YOUR GOAL
Single out each line with the word "code" and copy it.

RECORDS TO PROCESS
________

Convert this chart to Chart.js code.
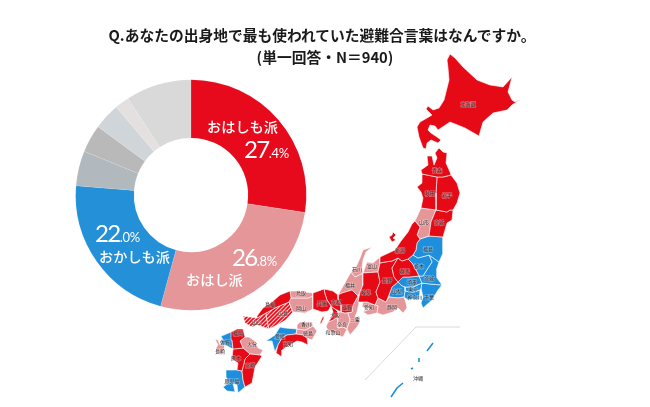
<!DOCTYPE html>
<html lang="ja">
<head>
<meta charset="utf-8">
<title>避難合言葉</title>
<script src="https://cdn.jsdelivr.net/npm/chart.js@4"></script>
<style>
  html, body { margin: 0; padding: 0; background: #fff; }
  #wrap { position: relative; width: 650px; height: 407px; overflow: hidden; }
  canvas { position: absolute; left: 0; top: 0; }
  .title { position: absolute; left: 0; width: 650px; text-align: center; color: #1a1a1a;
    font: 700 14.75px/20px "Noto Sans CJK JP", sans-serif; white-space: nowrap; }
</style>
</head>
<body>
<div id="wrap">
  <canvas id="mapChart" width="650" height="407"></canvas>
  <canvas id="pieChart" width="650" height="407"></canvas>
  <div class="title" style="top:25px;left:-3px">Q.あなたの出身地で最も使われていた避難合言葉はなんですか。</div>
  <div class="title" style="top:47px">(単一回答・N＝940)</div>
</div>
<script>
// doughnut
const sliceNames = ['おはしも派', 'おはし派', 'おかしも派', 'その他A', 'その他B', 'その他C', 'その他D', 'その他E'];
const sliceValues = [27.4, 26.8, 22.0, 4.9, 3.9, 3.7, 2.0, 9.2];
const sliceColors = ['#E60A1C', '#E59699', '#2390D8', '#B1B9BF', '#B9B9B9', '#CFD5D9', '#E4E0E0', '#D9D9D9'];

// map outlines, in picture pixels
const hokkaido = [[450,54],[447,60],[448,68],[449,80],[446,92],[444,100],[439,108],[433,110],[428,106],[426,109],[432,115],[427,118],[420,122],[417,127],[419,137],[423,148],[426,149],[427,143],[431,140],[438,143],[441,140],[437,137],[431,133],[428,130],[430,125],[435,126],[438,130],[450,122],[465,128],[479,136],[483,122],[493,113],[507,110],[512,105],[521,99],[515,102],[512,100],[508,92],[512,77],[503,87],[490,85],[477,80],[463,67],[455,58],[450,54]];
const aomori = [[427,156],[432,156],[434,165],[437,158],[435,153],[439,148],[443,152],[447,153],[446,163],[450,172],[451,175],[443,177],[437,177],[422,174],[421,170],[428,165],[427,156]];
const akita = [[422,174],[437,177],[436,193],[436,210],[421,208],[423,198],[421,192],[417,187],[422,183],[422,174]];
const iwate = [[437,177],[443,177],[451,175],[457,183],[460,193],[457,203],[453,210],[450,210],[447,212],[436,210],[436,193],[437,177]];
const yamagata = [[421,208],[436,210],[431,222],[429,236],[420,239],[417,235],[420,227],[415,221],[421,208]];
const miyagi = [[436,210],[447,212],[450,210],[453,210],[452,220],[447,223],[443,237],[429,236],[431,222],[436,210]];
const fukushima = [[420,239],[429,236],[443,237],[443,253],[439,262],[429,255],[418,258],[413,255],[416,250],[417,243],[420,239]];
const niigata = [[380,257],[395,250],[401,241],[408,232],[412,224],[415,221],[420,227],[417,235],[420,239],[417,243],[416,250],[413,255],[408,259],[402,261],[398,258],[392,261],[385,262],[380,263],[380,257]];
const sado = [[393,232],[396,235],[393,238],[396,240],[392,242],[389,237],[392,235],[393,232]];
const tochigi = [[413,255],[418,258],[429,255],[432,262],[428,268],[423,276],[419,276],[417,272],[412,263],[408,259],[413,255]];
const ibaraki = [[429,255],[439,262],[437,268],[437,278],[442,285],[430,284],[422,283],[419,276],[423,276],[428,268],[432,262],[429,255]];
const gunma = [[392,268],[398,258],[402,261],[408,259],[412,263],[417,272],[419,276],[409,277],[403,277],[398,282],[394,277],[392,268]];
const nagano = [[380,263],[385,262],[392,261],[398,258],[392,268],[394,277],[398,282],[392,287],[389,295],[386,302],[378,298],[376,292],[380,282],[378,272],[380,263]];
const gifu = [[363,273],[378,272],[380,282],[376,292],[378,298],[375,305],[367,302],[358,302],[360,292],[363,285],[363,273]];
const toyama = [[367,262],[373,263],[380,257],[380,263],[378,272],[363,273],[367,262]];
const ishikawa = [[372,247],[363,250],[360,258],[356,267],[351,272],[355,277],[363,273],[362,268],[363,260],[366,252],[372,247]];
const fukui = [[351,272],[355,277],[363,273],[363,285],[360,292],[358,296],[352,290],[342,293],[338,295],[342,288],[351,272]];
const hyogo = [[313,293],[324,289],[325,294],[327,300],[331,306],[328,311],[322,312],[313,309],[313,296],[313,293]];
const kyoto = [[324,289],[333,291],[338,295],[338,299],[341,305],[341,312],[335,309],[331,306],[327,300],[325,294],[324,289]];
const osaka = [[331,306],[335,309],[338,312],[338,317],[333,320],[328,322],[332,317],[333,312],[331,306]];
const shiga = [[338,295],[342,293],[352,290],[358,296],[353,305],[352,312],[345,313],[341,312],[341,305],[338,299],[338,295]];
const biwa = [[352,296],[347,298],[343,306],[347,304],[350,300],[352,296]];
const mie = [[358,296],[359,303],[357,312],[355,317],[360,322],[357,327],[350,335],[347,329],[350,320],[348,313],[352,312],[353,305],[358,296]];
const aichi = [[363,302],[367,302],[375,305],[378,306],[377,313],[368,315],[363,312],[369,309],[362,307],[363,302]];
const shizuoka = [[378,306],[375,305],[378,298],[386,302],[389,297],[398,298],[404,297],[406,303],[407,308],[403,313],[398,308],[393,312],[383,315],[377,313],[378,306]];
const yamanashi = [[392,287],[398,282],[402,286],[405,287],[405,291],[404,297],[398,298],[389,297],[389,295],[392,287]];
const saitama = [[398,282],[403,277],[409,277],[419,276],[422,283],[413,287],[405,287],[402,286],[398,282]];
const tokyo = [[405,287],[413,287],[422,283],[421,288],[420,290],[413,292],[405,291],[405,287]];
const kanagawa = [[405,291],[413,292],[420,290],[419,300],[413,299],[408,300],[404,297],[405,291]];
const chiba = [[422,283],[430,284],[442,285],[438,290],[432,300],[423,308],[421,303],[423,297],[421,288],[422,283]];
const nara = [[338,312],[341,312],[345,313],[348,313],[350,320],[347,329],[343,327],[338,328],[338,317],[338,312]];
const wakayama = [[328,322],[333,320],[338,317],[338,328],[343,327],[347,329],[343,337],[337,335],[328,330],[326,327],[328,322]];
const awaji = [[320,323],[323,316],[324,318],[321,324],[320,323]];
const tottori = [[290,291],[297,291],[313,293],[313,296],[308,298],[295,298],[291,298],[290,291]];
const okayama = [[291,298],[295,298],[308,298],[313,296],[313,309],[305,313],[293,312],[289,302],[291,298]];
const shimane = [[290,291],[291,298],[289,302],[277,307],[266,313],[257,318],[257,316],[263,308],[272,302],[280,295],[290,291]];
const hiroshima = [[277,307],[289,302],[293,312],[286,320],[277,325],[269,329],[267,320],[266,313],[277,307]];
const yamaguchi = [[243,316],[257,318],[266,313],[267,320],[269,329],[263,327],[257,325],[252,327],[245,323],[243,316]];
const kagawa = [[297,325],[300,322],[312,322],[313,326],[305,330],[297,329],[297,325]];
const tokushima = [[297,329],[305,330],[313,326],[317,331],[312,340],[307,338],[303,335],[296,334],[297,329]];
const ehime = [[280,327],[285,328],[297,329],[296,334],[287,335],[282,338],[278,345],[275,352],[273,345],[272,341],[266,341],[275,335],[278,330],[280,327]];
const kochi = [[296,334],[303,335],[307,338],[308,345],[302,342],[297,341],[288,346],[282,350],[282,357],[276,353],[278,345],[282,338],[287,335],[296,334]];
const fukuoka = [[231,332],[237,329],[243,329],[245,337],[240,341],[243,348],[233,349],[232,340],[231,332]];
const saga = [[221,336],[224,335],[231,332],[232,340],[233,349],[225,345],[220,345],[223,340],[221,336]];
const nagasaki = [[215,339],[218,340],[220,345],[225,345],[222,355],[217,353],[216,348],[218,345],[215,339]];
const oita = [[240,341],[245,337],[249,337],[255,341],[258,348],[263,350],[260,355],[250,354],[243,348],[240,341]];
const kumamoto = [[233,349],[243,348],[250,354],[245,359],[242,371],[237,370],[238,363],[232,359],[233,349]];
const miyazaki = [[250,354],[260,355],[262,356],[255,367],[252,383],[245,387],[243,380],[242,371],[245,359],[250,354]];
const kagoshima = [[226,370],[237,370],[242,371],[243,380],[245,387],[238,393],[237,385],[233,383],[235,392],[227,391],[223,387],[229,383],[226,377],[226,370]];
const okinawa1 = [[433,343],[427,351]];
const okinawa2 = [[419,358],[419,362]];
const okinawa3 = [[413,368],[411,369]];
const okinawa4 = [[403,383],[397,388],[391,397]];
const okinawaFrame = [[365,380],[416,327],[460,327]];

const redAreas = [hokkaido, aomori, akita, iwate, miyagi, niigata, sado, gunma, nagano, gifu, hyogo, kyoto, osaka, shiga, awaji, shimane, kochi, fukuoka, kumamoto, miyazaki];
const pinkAreas = [yamagata, toyama, ishikawa, fukui, mie, aichi, shizuoka, nara, wakayama, tottori, okayama, kagawa, tokushima, oita, nagasaki];
const blueAreas = [fukushima, tochigi, ibaraki, yamanashi, saitama, tokyo, kanagawa, chiba, ehime, saga, kagoshima];
const hatchedAreas = [hiroshima, yamaguchi];
const okinawaIslands = [okinawa1, okinawa2, okinawa3, okinawa4];

const prefNames = ['北海道','青森','秋田','岩手','山形','宮城','福島','新潟','栃木','群馬','茨城','長野','山梨','埼玉','東京','神奈川','千葉','静岡','富山','石川','福井','岐阜','愛知','滋賀','三重','京都','大阪','兵庫','奈良','和歌山','鳥取','岡山','島根','広島','山口','香川','徳島','愛媛','高知','福岡','佐賀','長崎','大分','熊本','宮崎','鹿児島','沖縄'];
const prefX = [468,437,430,447,424,439,428,400,419,405,429,387,397,412,413,415,429,392,372,357,350,366,369,347,355,336,335,322,342,333,301,301,270,283,257,306,308,280,288,238,225,220,252,236,250,232,418];
const prefY = [104,170,193,195,222,222,249,250,266,271,278,280,291,282,289,297,297,307,266,269,285,292,307,307,319,302,315,303,324,332,293,308,304,313,322,324,333,336,344,333,342,351,344,358,365,381,378];

const RED = '#E60A17';
const PINK = '#E59699';
const BLUE = '#1E8FDC';

function hatchPattern() {
  const c = document.createElement('canvas');
  c.width = 4;
  c.height = 4;
  const g = c.getContext('2d');
  g.fillStyle = '#FBD5D6';
  g.fillRect(0, 0, 4, 4);
  g.strokeStyle = RED;
  g.lineWidth = 1.7;
  g.beginPath();
  g.moveTo(-1, 5); g.lineTo(5, -1);
  g.moveTo(-1, 1); g.lineTo(1, -1);
  g.moveTo(3, 5); g.lineTo(5, 3);
  g.stroke();
  return g.createPattern(c, 'repeat');
}

function area(points, color) {
  return {
    data: points,
    showLine: true,
    fill: 'shape',
    backgroundColor: color,
    borderColor: '#fff',
    borderWidth: 0.6,
    pointRadius: 0,
    tension: 0
  };
}

function stroke(points, color, width) {
  return { data: points, showLine: true, fill: false, borderColor: color, borderWidth: width, pointRadius: 0, tension: 0 };
}

const hatch = hatchPattern();
const mapDatasets = [
  ...redAreas.map(a => area(a, RED)),
  ...pinkAreas.map(a => area(a, PINK)),
  ...blueAreas.map(a => area(a, BLUE)),
  ...hatchedAreas.map(a => area(a, hatch)),
  area(biwa, '#fff'),
  stroke(okinawaFrame, '#cfcfcf', 0.8),
  ...okinawaIslands.map(a => stroke(a, BLUE, 1.6))
];

const prefLabels = {
  id: 'prefLabels',
  afterDatasetsDraw(chart) {
    const { ctx, scales } = chart;
    ctx.save();
    ctx.font = '5px "Noto Sans CJK JP"';
    ctx.textAlign = 'center';
    ctx.textBaseline = 'middle';
    prefNames.forEach((name, i) => {
      const x = scales.x.getPixelForValue(prefX[i]);
      const y = scales.y.getPixelForValue(prefY[i]);
      ctx.lineWidth = 1.2;
      ctx.strokeStyle = 'rgba(255,255,255,0.35)';
      ctx.strokeText(name, x, y);
      ctx.fillStyle = '#333';
      ctx.fillText(name, x, y);
    });
    ctx.restore();
  }
};

new Chart(document.getElementById('mapChart'), {
  type: 'scatter',
  data: { datasets: mapDatasets },
  plugins: [prefLabels],
  options: {
    responsive: false,
    animation: false,
    layout: { padding: 0 },
    plugins: { legend: { display: false }, tooltip: { enabled: false } },
    scales: {
      x: { type: 'linear', min: 0, max: 650, display: false },
      y: { type: 'linear', min: 0, max: 407, reverse: true, display: false }
    }
  }
});

// big number + small decimals
function drawPct(ctx, big, small, x, y) {
  ctx.font = '400 24px "Lato"';
  ctx.letterSpacing = '-1.6px';
  ctx.fillText(big, x, y);
  const w = ctx.measureText(big).width;
  ctx.font = '400 13px "Lato"';
  ctx.letterSpacing = '-0.2px';
  ctx.fillText(small, x + w, y);
  ctx.letterSpacing = '0px';
}

const sliceLabels = {
  id: 'sliceLabels',
  afterDatasetsDraw(chart) {
    const { ctx } = chart;
    ctx.save();
    ctx.fillStyle = '#fff';
    ctx.textBaseline = 'alphabetic';
    ctx.textAlign = 'left';
    ctx.font = '500 14.2px "Noto Sans CJK JP"';
    ctx.fillText(sliceNames[0], 207, 132);
    ctx.fillText(sliceNames[1], 186, 285);
    ctx.fillText(sliceNames[2], 99, 262);
    const pct = sliceValues.map(v => v.toFixed(1).split('.'));
    drawPct(ctx, pct[0][0], '.' + pct[0][1] + '%', 244, 158);
    drawPct(ctx, pct[1][0], '.' + pct[1][1] + '%', 232, 266);
    drawPct(ctx, pct[2][0], '.' + pct[2][1] + '%', 95, 242);
    ctx.restore();
  }
};

new Chart(document.getElementById('pieChart'), {
  type: 'doughnut',
  data: {
    labels: sliceNames,
    datasets: [{
      data: sliceValues,
      backgroundColor: sliceColors,
      borderColor: 'rgba(255,255,255,0.35)',
      borderWidth: 0.3,
      hoverOffset: 0
    }]
  },
  plugins: [sliceLabels],
  options: {
    responsive: false,
    animation: false,
    cutout: '49.5%',
    layout: { padding: { left: 75.5, top: 79.5, right: 343.5, bottom: 96.5 } },
    plugins: { legend: { display: false }, tooltip: { enabled: false } }
  }
});
</script>
</body>
</html>
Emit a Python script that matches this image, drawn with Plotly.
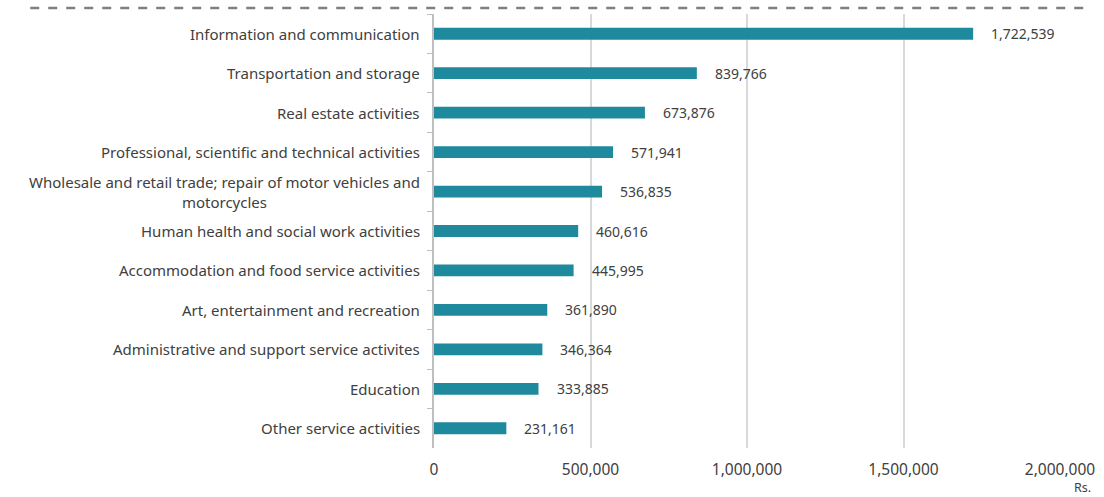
import plotly.graph_objects as go

# Sector names (top to bottom) and their values in Rs.
sectors = [
    "Information and communication",
    "Transportation and storage",
    "Real estate activities",
    "Professional, scientific and technical activities",
    "Wholesale and retail trade; repair of motor vehicles and<br>motorcycles",
    "Human health and social work activities",
    "Accommodation and food service activities",
    "Art, entertainment and recreation",
    "Administrative and support service activites",
    "Education",
    "Other service activities",
]
values = [1722539, 839766, 673876, 571941, 536835, 460616, 445995, 361890, 346364, 333885, 231161]
x_ticks = [0, 500000, 1000000, 1500000, 2000000]
x_tick_labels = ["0", "500,000", "1,000,000", "1,500,000", "2,000,000"]

FONT = "Noto Sans"
TEXT = "#404040"
BAR = "#1F8A9E"

fig = go.Figure(
    go.Bar(
        x=values,
        y=sectors,
        orientation="h",
        marker=dict(color=BAR, line=dict(width=0)),
        width=0.3,
        hoverinfo="x+y",
    )
)

# value labels to the right of each bar
for s, v in zip(sectors, values):
    fig.add_annotation(
        x=v, y=s, text=f"{v:,}", showarrow=False,
        xanchor="left", xshift=16,
        font=dict(family=FONT, size=14, color=TEXT),
    )

# category labels, centred lines for wrapped text
for s in sectors:
    fig.add_annotation(
        x=0, y=s, xref="x", text=s, showarrow=False,
        xanchor="right", xshift=-12, align="center",
        font=dict(family=FONT, size=15, color=TEXT),
    )

# dashed rule along the top
fig.add_shape(
    type="line", xref="paper", yref="paper",
    x0=-0.645, x1=1.048, y0=1.014, y1=1.014,
    line=dict(color="#808080", width=2.5, dash="dash"),
)

fig.update_layout(
    width=1104,
    height=497,
    margin=dict(l=434, r=44, t=14, b=49, autoexpand=False),
    paper_bgcolor="white",
    plot_bgcolor="white",
    showlegend=False,
    bargap=0.7,
    font=dict(family=FONT, size=14, color=TEXT),
    xaxis=dict(
        range=[0, 2000000],
        tickvals=x_ticks,
        ticktext=x_tick_labels,
        showgrid=True,
        gridcolor="#D9D9D9",
        gridwidth=2,
        zeroline=False,
        showline=False,
        ticks="",
        ticklen=0,
        ticklabelstandoff=10,
        automargin=False,
        tickfont=dict(family=FONT, size=15.5, color=TEXT),
    ),
    yaxis=dict(
        autorange="reversed",
        showticklabels=False,
        showline=True,
        linecolor="#BFBFBF",
        linewidth=1.5,
        ticks="outside",
        tickson="boundaries",
        ticklen=5,
        tickcolor="#BFBFBF",
        showgrid=False,
        automargin=False,
    ),
)

fig.add_annotation(
    x=1.053, y=-0.092, xref="paper", yref="paper",
    text="Rs.", showarrow=False, xanchor="right", yanchor="middle",
    font=dict(family=FONT, size=12.5, color=TEXT),
)

fig.write_html("out.html")
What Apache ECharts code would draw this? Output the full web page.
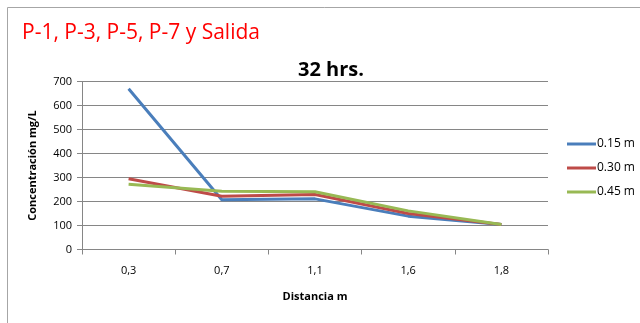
<!DOCTYPE html>
<html><head><meta charset="utf-8">
<script src="https://cdn.jsdelivr.net/npm/echarts@6/dist/echarts.min.js"></script>
<style>html,body{margin:0;padding:0;background:#fff}#c{width:640px;height:323px}</style>
</head><body><div id="c"></div>
<script>
const categories = ['0,3', '0,7', '1,1', '1,6', '1,8'];
const s015 = [670, 207, 211, 139, 104];
const s030 = [295, 222, 229, 150, 104];
const s045 = [272, 243, 241, 161, 104];
const seriesNames = ['0.15 m', '0.30 m', '0.45 m'];
const colors = ['#4a7ebb', '#be4b48', '#98b954'];
const yTicks = {min: 0, max: 700, interval: 100};

const font = 'Open Sans';
const chart = echarts.init(document.getElementById('c'), null, {renderer: 'canvas'});
const data = [s015, s030, s045];
chart.setOption({
  animation: false,
  backgroundColor: '#fff',
  graphic: [{type: 'rect', shape: {x: 7.5, y: 7.5, width: 700, height: 400}, style: {fill: 'none', stroke: '#a6a6a6', lineWidth: 1}, z: -1}],
  title: [
    {text: 'P-1, P-3, P-5, P-7 y Salida', left: 22, top: 23, padding: 0, textStyle: {color: '#ff0000', fontSize: 21, fontWeight: 'normal', fontFamily: font}},
    {text: '32 hrs.', left: 331, top: 60, padding: 0, textAlign: 'center', textStyle: {color: '#000', fontSize: 20, fontWeight: 'bold', fontFamily: font}}
  ],
  grid: {left: 82, right: 92, top: 81.5, bottom: 73.5},
  legend: {
    orient: 'vertical', left: 562, top: 133, itemGap: 12, itemWidth: 29, itemHeight: 3,
    icon: 'rect',
    textStyle: {fontSize: 12, fontFamily: font, color: '#000', padding: [0,0,0,-4]},
    data: seriesNames
  },
  xAxis: {
    type: 'category', data: categories, boundaryGap: true,
    name: 'Distancia m', nameLocation: 'middle', nameGap: 42,
    nameTextStyle: {fontSize: 11, fontWeight: 'bold', fontFamily: font, color: '#000'},
    axisLine: {lineStyle: {color: '#868686'}},
    axisTick: {show: true, length: 5, lineStyle: {color: '#868686'}},
    axisLabel: {fontSize: 11, fontFamily: font, color: '#000', margin: 16}
  },
  yAxis: {
    type: 'value', min: yTicks.min, max: yTicks.max, interval: yTicks.interval,
    name: 'Concentración mg/L', nameLocation: 'middle', nameGap: 44,
    nameTextStyle: {fontSize: 11, fontWeight: 'bold', fontFamily: font, color: '#000'},
    axisLine: {show: true, lineStyle: {color: '#868686'}},
    axisTick: {show: true, length: 5, lineStyle: {color: '#868686'}},
    axisLabel: {fontSize: 11, fontFamily: font, color: '#000', margin: 10},
    splitLine: {lineStyle: {color: '#868686'}}
  },
  series: seriesNames.map((n, i) => ({
    name: n, type: 'line', data: data[i], symbol: 'none',
    lineStyle: {width: 3, color: colors[i]}, itemStyle: {color: colors[i]}
  }))
});
</script></body></html>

________

OUTPUT OF THE EXERCISE
Convert this chart to Chart.js code.
What Apache ECharts code would draw this? Output the full web page.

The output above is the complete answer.